Au cours de votre discours, vous avez également affiché l’objectif de montée en gamme de notre agriculture et la transition agricole au service des consommateurs et des consommatrices. La PAC actuelle ne répond pas à cet objectif et favorise l’agrandissement et la spécialisation des fermes au détriment des paysan.ne.s, encourageant la production en masse de denrées alimentaires bas de gamme. La production d’aliments de qualité nécessite une transition agricole qui ne pourra se faire avec des aides découplées à la surface mais avec de vraies mesures d’accompagnement de la transition agricole rémunérant le changement de pratique et le maintien de pratiques vertueuses. Devant les crises climatiques et sanitaires, il nous faut également travailler à améliorer la résilience des fermes. Nous vous proposons une politique en rupture, une politique publique globale et cohérente de transition agricole, allant de la formation agricole jusqu’aux réalités quotidiennes des fermes, en passant par la recherche.

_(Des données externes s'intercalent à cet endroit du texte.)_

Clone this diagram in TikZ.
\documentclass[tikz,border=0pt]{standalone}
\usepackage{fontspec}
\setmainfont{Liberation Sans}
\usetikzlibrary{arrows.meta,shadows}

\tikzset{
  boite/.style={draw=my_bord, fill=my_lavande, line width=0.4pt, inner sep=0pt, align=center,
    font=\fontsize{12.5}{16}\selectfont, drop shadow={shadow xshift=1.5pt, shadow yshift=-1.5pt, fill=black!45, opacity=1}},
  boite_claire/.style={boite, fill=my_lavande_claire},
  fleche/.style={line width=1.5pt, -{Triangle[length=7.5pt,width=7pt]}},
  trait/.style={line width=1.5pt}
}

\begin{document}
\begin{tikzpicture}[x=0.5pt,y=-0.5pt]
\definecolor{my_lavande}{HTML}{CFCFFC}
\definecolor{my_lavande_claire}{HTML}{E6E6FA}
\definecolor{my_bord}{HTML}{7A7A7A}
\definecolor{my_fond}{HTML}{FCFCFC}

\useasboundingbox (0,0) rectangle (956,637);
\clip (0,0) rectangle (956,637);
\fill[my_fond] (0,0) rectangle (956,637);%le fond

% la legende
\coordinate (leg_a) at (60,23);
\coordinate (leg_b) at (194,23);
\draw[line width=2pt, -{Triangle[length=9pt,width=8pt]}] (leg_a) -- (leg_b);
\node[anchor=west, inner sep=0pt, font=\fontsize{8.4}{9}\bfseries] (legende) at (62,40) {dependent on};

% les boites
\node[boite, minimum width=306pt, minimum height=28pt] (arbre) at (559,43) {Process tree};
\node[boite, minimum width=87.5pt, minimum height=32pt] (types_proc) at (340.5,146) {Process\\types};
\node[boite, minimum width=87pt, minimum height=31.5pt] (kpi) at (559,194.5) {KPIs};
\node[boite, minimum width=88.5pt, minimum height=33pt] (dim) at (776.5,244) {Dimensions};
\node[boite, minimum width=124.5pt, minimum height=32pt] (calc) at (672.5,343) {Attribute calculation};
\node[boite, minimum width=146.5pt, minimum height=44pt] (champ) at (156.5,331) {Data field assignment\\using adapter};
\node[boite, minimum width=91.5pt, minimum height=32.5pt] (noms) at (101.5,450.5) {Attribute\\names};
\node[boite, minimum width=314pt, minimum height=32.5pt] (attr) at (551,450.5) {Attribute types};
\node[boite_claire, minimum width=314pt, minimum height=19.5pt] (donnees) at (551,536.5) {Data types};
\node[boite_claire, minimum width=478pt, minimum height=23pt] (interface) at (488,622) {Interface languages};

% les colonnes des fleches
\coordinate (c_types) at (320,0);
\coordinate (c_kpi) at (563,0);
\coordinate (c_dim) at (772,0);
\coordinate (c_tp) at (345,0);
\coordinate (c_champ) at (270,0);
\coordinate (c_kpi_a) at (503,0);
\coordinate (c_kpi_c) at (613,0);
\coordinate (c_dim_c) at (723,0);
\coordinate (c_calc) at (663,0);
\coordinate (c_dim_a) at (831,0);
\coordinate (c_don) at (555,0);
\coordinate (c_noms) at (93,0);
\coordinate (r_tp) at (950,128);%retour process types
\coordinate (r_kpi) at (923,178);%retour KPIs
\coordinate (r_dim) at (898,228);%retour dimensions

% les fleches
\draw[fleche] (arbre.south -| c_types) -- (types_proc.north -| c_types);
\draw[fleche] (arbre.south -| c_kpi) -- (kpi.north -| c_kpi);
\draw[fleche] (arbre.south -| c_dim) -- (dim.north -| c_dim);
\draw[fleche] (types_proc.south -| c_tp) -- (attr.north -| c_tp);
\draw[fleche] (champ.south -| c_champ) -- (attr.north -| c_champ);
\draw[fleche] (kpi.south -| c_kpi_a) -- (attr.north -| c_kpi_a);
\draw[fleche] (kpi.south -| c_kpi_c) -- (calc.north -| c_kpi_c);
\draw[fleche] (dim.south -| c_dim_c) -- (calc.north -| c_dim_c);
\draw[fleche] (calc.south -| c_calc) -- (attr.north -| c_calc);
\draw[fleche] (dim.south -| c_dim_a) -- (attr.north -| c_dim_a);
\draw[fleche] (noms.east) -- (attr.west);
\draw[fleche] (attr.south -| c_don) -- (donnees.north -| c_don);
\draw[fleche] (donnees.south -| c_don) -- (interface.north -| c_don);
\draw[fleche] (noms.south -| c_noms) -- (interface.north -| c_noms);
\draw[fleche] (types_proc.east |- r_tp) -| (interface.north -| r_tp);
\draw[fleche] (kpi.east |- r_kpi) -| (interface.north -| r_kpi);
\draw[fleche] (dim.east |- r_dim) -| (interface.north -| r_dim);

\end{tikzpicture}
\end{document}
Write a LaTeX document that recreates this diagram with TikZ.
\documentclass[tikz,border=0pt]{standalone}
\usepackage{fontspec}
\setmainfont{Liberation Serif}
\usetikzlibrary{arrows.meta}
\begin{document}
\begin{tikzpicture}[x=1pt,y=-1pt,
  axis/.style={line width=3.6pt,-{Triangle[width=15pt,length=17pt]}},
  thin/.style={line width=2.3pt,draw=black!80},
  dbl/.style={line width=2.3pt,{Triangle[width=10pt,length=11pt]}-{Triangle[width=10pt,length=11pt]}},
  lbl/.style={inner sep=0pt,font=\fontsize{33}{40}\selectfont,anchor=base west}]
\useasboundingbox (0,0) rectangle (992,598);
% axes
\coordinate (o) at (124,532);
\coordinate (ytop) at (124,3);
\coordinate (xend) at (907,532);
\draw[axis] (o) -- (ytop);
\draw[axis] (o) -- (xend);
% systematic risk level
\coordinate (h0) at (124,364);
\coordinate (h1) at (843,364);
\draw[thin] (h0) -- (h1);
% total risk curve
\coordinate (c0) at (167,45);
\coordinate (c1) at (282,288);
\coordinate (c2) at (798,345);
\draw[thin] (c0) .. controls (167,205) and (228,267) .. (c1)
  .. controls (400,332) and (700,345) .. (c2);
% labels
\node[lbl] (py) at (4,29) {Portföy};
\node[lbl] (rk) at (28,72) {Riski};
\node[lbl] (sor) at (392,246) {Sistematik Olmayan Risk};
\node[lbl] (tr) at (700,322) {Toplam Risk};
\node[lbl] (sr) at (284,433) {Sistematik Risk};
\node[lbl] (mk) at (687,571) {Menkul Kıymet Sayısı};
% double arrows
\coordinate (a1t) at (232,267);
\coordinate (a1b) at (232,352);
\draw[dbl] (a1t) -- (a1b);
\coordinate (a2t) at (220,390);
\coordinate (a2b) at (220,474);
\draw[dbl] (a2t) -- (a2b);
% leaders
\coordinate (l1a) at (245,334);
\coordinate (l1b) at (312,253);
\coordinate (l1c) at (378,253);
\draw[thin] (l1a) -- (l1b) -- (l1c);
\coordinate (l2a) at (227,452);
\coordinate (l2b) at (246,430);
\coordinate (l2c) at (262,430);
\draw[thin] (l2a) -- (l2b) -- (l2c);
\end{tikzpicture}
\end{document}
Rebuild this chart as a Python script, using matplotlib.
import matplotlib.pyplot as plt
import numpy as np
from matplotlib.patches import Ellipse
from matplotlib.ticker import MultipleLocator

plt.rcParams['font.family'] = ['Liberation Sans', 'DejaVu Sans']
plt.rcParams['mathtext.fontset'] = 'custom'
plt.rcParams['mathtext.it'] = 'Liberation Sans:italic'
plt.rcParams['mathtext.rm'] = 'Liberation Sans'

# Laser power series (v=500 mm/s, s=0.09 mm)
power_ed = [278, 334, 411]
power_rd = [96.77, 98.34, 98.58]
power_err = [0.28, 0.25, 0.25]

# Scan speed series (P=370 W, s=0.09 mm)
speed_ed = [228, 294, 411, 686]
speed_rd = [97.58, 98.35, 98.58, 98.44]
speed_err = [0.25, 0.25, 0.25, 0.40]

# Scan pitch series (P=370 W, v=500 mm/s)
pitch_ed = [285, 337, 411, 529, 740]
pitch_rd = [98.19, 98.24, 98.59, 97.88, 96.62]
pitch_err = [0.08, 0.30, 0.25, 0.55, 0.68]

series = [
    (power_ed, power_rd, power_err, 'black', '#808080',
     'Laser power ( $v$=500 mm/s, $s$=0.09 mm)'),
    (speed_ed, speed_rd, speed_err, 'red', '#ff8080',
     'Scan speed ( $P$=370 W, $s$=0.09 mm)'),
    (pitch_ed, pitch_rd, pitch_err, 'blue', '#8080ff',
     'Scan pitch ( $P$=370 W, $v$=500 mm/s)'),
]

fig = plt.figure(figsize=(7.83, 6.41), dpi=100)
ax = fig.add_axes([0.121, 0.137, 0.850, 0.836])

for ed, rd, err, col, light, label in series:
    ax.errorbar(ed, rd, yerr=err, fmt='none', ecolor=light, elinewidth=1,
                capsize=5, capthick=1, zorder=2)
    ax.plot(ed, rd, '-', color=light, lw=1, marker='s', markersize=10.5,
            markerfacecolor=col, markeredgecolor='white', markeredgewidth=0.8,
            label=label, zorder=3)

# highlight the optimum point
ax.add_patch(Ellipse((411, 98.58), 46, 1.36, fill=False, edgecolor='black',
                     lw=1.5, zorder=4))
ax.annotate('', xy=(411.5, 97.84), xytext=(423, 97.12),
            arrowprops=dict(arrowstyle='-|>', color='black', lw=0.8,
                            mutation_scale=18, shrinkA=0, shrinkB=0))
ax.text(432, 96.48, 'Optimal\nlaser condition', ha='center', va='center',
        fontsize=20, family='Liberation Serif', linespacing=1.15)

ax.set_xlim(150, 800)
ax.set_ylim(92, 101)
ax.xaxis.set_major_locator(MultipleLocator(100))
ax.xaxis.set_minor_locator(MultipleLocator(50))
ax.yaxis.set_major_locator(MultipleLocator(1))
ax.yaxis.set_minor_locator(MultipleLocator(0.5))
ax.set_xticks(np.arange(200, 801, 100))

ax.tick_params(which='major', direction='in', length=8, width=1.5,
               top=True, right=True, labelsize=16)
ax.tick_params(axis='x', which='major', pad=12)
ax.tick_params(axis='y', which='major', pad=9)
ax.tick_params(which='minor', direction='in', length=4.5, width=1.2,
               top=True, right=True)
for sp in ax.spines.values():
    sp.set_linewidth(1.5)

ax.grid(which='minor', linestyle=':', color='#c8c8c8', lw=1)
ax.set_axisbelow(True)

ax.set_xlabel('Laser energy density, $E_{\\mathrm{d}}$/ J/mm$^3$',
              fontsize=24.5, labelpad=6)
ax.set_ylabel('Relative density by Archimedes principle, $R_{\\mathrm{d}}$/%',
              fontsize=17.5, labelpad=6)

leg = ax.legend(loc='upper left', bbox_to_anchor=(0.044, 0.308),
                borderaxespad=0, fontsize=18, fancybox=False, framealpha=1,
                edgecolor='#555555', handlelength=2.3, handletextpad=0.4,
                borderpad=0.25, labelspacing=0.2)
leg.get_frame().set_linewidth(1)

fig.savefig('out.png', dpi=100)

Pour répondre aux défis sociaux, environnementaux de notre agriculture, il est temps de choisir le modèle agricole dont la France a besoin. Pour produire mieux, sur des territoires vivants, nous avons besoin d’une agriculture pourvoyeuse d’emplois, avec des fermes nombreuses, des paysan.ne.s nombreux sur des productions diversifiées, réparties sur tout le territoire. L’agriculture est un métier de femmes et d’hommes qui ont besoin aujourd’hui de techniques adaptées et d’innovation, comme hier elle a bénéficié de l’apport de la mécanisation. L’agriculture de précision ou la bioéconomie ne sont que des outils au service des paysan.ne.s. Ils ne peuvent se substituer à leur savoir-faire et à leur capacité de décision.
Vous le voyez, Monsieur le Président, nous avons une ambition élevée pour l’agriculture française, nécessitant un budget conséquent. Vous trouverez joint à cette lettre notre projet de politique agricole et alimentaire commune (PAAC) post 2020.
Le 29 novembre, le Commissaire européen à l’agriculture, Phil Hogan, dévoilera la communication de la Commission européenne sur la future PAC. Au regard des difficultés ressenties par les paysan.ne.s et des ambitions que vous avez affichées dans votre discours à Rungis, nous attendons que vous défendiez une politique agricole et alimentaire forte et ambitieuse. Nous restons à votre disposition pour tout échange et vous prions de croire, Monsieur le Président, à l’expression de nos respectueuses salutations.